A strange, haunting and quite engaging debut film from director Rian Johnson, "Brick" takes the teen film in a way that I can't remember it ever being taken before: the hard-boiled noir. The film may take place in present day, but the writing and the shadowy cinematography manage to achieve the desired look surprisingly well, despite the picture's low budget.
The film opens with Brendan (Joseph Gordon-Levitt, who has shown himself just as capable of comedy as he is drama) standing over the body of his one-time girlfriend at the mouth of a storm drain. The picture then flashes back to a couple of days prior, with Emily (Emilie De Ravin, of "Lost") asking Brendan for help before the call mysteriously ended.
After the call for help, Brendan sets out to investigate his former flame's disappearance, heading deeper and deeper into the school's seedy underbelly to find out what kind of trouble Emily has gotten into. The path leads up to a pusher called The Pin (Lukas Haas) and his dangerous associate, Tugger (Noah Fleiss). There's also the femme fatales - Laura (Nora Zehetner) and a drama queen (Meagan Good), as well. Brendan's advised from different sources - even the Vice Principal - to stop his investigation.
Again, it's to Johnson's credit that the seams never show in his carefully constructed world, with marvelous, memorable dialogue and images that are unique and inventive. Despite taking place in the midst of the modern world, the picture somehow manages to feel wonderfully isolated, bleak (although the one moment a parent is shown is surprisingly light) and haunted. The film is definitely dark and tough, but it's not so deep into the darkness that it becomes difficult to watch or sluggish. While the picture could use some minor trimming to tighten it up and keep it tense, it was never boring..
The performances are terrific, with Levitt providing a witty, sharp performance that manages to be subtle and yet not too underplayed. "Lost" hasn't quite figured out to do with Ravin, it seems, but she's genuinely touching in her scenes here as a girl who's lost her way. Good and Zehetner also do a fine job of playing their cards close and keeping in the mood of the piece. "Brick" is an impressive debut - setting a noir in a present day high school may be a gimmick, but it's a gimmick that's pulled off in a seamless, fresh and vivid manner in this case.

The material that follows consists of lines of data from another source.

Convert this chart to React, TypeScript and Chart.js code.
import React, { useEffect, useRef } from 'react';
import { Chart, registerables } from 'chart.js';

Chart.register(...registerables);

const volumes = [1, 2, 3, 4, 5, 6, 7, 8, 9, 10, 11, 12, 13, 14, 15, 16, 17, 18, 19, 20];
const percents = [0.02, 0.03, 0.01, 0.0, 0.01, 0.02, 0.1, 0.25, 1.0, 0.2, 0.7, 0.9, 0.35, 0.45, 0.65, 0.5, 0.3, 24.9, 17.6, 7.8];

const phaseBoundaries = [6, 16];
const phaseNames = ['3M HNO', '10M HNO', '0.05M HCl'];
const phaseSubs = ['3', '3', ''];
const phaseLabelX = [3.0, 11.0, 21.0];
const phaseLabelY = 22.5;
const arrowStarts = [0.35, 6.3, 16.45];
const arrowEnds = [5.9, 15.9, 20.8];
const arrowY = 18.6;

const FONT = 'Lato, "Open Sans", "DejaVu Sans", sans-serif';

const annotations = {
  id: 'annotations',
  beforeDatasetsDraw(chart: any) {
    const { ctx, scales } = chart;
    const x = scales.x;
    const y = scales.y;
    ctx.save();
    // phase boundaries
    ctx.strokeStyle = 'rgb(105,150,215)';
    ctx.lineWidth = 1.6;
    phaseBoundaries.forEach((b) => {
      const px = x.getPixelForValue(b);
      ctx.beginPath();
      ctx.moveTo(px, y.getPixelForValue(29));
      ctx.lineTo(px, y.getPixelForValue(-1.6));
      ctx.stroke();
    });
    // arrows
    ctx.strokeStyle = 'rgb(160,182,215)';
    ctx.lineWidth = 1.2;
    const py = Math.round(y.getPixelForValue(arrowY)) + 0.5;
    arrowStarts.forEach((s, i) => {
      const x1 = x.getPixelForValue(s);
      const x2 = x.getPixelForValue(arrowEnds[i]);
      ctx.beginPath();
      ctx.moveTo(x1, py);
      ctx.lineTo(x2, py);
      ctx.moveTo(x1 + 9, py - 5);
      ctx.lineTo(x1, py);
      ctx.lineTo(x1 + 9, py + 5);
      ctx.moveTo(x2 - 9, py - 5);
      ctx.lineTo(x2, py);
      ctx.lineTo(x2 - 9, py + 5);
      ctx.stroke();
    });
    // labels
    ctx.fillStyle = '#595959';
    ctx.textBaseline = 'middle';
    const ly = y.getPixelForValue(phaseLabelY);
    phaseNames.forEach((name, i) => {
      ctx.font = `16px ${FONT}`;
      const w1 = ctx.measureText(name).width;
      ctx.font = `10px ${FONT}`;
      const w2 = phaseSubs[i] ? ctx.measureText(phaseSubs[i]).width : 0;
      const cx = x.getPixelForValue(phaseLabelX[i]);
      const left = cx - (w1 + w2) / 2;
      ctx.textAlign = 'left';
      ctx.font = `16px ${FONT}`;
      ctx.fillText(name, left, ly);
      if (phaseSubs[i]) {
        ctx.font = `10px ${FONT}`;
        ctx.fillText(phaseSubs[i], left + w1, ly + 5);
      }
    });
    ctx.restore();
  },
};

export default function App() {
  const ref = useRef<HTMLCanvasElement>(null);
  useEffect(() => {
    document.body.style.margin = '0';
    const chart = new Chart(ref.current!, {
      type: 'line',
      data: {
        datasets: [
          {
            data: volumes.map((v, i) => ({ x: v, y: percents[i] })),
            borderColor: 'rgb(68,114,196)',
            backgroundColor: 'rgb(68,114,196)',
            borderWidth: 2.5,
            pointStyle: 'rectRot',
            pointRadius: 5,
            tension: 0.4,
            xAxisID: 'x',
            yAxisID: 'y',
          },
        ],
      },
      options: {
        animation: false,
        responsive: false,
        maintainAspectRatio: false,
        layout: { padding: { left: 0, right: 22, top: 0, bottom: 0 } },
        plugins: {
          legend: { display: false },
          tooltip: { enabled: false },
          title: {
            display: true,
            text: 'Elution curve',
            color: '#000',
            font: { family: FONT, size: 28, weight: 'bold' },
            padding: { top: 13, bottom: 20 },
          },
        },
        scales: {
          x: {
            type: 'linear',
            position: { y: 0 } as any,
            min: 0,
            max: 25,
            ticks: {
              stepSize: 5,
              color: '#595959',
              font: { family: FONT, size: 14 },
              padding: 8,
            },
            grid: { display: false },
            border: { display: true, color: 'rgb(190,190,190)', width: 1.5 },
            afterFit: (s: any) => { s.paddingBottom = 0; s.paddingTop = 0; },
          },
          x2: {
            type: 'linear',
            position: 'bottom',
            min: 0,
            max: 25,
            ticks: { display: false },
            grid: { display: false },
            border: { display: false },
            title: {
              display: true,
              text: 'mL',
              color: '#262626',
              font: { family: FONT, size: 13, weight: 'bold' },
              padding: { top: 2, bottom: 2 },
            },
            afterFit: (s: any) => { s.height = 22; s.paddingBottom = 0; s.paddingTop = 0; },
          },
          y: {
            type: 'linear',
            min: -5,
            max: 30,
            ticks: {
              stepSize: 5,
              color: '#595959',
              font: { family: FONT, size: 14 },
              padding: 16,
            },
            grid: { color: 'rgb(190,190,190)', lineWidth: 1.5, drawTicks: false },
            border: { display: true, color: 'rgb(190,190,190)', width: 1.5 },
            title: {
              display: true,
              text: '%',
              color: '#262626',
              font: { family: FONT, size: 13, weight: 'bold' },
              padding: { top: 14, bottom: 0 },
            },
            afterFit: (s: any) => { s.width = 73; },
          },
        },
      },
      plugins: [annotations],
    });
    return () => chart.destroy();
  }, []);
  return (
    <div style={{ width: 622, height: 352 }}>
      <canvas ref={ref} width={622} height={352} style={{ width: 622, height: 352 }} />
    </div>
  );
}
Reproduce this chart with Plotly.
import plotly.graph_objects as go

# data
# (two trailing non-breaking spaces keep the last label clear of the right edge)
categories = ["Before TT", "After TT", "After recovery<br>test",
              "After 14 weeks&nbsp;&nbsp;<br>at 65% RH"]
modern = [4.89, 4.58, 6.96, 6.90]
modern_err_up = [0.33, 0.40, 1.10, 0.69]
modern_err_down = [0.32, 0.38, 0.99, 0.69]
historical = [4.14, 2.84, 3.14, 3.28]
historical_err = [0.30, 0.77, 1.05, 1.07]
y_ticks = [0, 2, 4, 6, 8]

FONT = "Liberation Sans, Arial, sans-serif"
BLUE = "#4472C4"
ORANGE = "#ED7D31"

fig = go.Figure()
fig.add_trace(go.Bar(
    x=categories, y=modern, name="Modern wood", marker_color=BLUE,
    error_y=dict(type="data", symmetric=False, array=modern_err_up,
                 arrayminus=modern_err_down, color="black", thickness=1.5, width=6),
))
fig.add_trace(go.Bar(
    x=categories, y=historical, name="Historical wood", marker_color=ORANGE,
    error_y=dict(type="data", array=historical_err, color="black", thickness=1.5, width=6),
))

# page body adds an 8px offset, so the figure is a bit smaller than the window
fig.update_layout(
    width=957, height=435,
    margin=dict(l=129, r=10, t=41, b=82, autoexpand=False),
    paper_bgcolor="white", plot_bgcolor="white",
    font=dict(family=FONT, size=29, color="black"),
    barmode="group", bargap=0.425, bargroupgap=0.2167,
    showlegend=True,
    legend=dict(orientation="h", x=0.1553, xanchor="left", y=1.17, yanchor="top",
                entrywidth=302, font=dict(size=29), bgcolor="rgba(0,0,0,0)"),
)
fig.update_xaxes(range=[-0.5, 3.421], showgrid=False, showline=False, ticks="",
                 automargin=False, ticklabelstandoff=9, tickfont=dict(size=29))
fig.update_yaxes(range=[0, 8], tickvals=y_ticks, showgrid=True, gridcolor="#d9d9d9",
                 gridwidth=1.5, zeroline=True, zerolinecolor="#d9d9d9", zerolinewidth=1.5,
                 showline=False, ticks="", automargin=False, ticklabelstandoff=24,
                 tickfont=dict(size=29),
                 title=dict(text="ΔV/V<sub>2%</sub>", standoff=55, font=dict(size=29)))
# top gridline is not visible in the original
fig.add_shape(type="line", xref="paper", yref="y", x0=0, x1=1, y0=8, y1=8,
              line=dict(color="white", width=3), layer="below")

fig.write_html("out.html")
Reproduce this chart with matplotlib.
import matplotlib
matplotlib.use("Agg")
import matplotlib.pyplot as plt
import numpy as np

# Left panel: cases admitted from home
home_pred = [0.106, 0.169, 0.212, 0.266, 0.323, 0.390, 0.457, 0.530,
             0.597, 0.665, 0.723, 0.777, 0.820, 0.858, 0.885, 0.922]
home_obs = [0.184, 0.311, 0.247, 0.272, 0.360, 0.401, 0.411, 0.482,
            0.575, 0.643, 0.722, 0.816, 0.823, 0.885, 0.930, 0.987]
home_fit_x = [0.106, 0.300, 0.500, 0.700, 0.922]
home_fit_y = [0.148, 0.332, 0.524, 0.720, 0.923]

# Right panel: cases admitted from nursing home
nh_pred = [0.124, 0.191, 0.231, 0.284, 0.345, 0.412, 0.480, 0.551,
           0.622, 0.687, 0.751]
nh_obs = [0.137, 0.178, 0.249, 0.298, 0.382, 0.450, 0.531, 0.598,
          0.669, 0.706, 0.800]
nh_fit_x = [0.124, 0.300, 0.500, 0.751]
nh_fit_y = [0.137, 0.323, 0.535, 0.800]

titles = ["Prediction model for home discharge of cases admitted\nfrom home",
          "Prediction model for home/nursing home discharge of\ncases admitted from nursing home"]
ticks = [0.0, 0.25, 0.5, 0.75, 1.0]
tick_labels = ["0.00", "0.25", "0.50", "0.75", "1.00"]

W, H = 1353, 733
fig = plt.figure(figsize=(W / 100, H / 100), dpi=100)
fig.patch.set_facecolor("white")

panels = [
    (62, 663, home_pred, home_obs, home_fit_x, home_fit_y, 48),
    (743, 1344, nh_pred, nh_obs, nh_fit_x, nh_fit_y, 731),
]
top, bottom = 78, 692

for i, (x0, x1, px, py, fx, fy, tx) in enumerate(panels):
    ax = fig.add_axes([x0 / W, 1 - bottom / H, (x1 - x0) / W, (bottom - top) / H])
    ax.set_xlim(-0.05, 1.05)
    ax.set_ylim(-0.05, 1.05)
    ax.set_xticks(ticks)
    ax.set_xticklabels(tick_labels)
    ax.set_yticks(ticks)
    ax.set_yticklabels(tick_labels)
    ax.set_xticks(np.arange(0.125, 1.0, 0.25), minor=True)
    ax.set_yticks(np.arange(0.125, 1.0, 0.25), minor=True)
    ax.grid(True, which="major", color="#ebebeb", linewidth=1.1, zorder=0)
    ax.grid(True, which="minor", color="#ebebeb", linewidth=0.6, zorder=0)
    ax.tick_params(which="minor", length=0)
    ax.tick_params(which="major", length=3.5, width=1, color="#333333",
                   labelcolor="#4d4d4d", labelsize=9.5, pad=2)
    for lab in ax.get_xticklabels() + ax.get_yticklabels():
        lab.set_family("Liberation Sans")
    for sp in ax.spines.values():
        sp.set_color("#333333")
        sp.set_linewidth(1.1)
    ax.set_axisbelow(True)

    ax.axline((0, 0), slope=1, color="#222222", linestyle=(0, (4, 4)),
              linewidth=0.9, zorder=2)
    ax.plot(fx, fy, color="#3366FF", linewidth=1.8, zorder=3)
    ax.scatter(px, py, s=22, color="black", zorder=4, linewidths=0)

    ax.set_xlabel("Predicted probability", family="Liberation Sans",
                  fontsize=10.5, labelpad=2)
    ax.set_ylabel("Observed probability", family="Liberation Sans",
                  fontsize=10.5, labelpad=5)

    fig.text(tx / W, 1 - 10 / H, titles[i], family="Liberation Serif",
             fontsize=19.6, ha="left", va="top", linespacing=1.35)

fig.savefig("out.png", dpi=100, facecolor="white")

VIDEO: "Brick" is presented by Universal Home Entertainment in 1.85:1 anamorphic widescreen. Picture quality is first-rate, as the DVD effort preserved the film's gritty, raw appearance quite well. Sharpness and detail were not outstanding, but the slightly soft look of the film appears to be intentional.
Some slight edge enhancement was spotted on a couple of occasions, but the picture looked crisp and clean, otherwise. Understandably, colors appeared subdued throughout the picture, but appeared accurately presented.
SOUND: The film's Dolby Digital 5.1 presentation is understandably rather low-key, but the surrounds do offer up some light ambience and a couple of sound effects on occasion, not to mention some reinforcement of the score. Audio quality was perfectly fine, with clean-sounding dialogue and a few powerful sound effects.
EXTRAS: Commentary by director Rian Johnson and members of the cast (although no Gordon-Levitt), 8 deleted scenes w/intros and featurette on casting.
Final Thoughts: "Brick" is an uncommonly good debut picture. It's superbly crafted, offers great performances and its world is simple, yet riveting. It's so detailed that many will likely want to watch it again just to pick up on points they missed. The DVD presentation offers very good audio/video quality, along with a few good supplements. Recommended.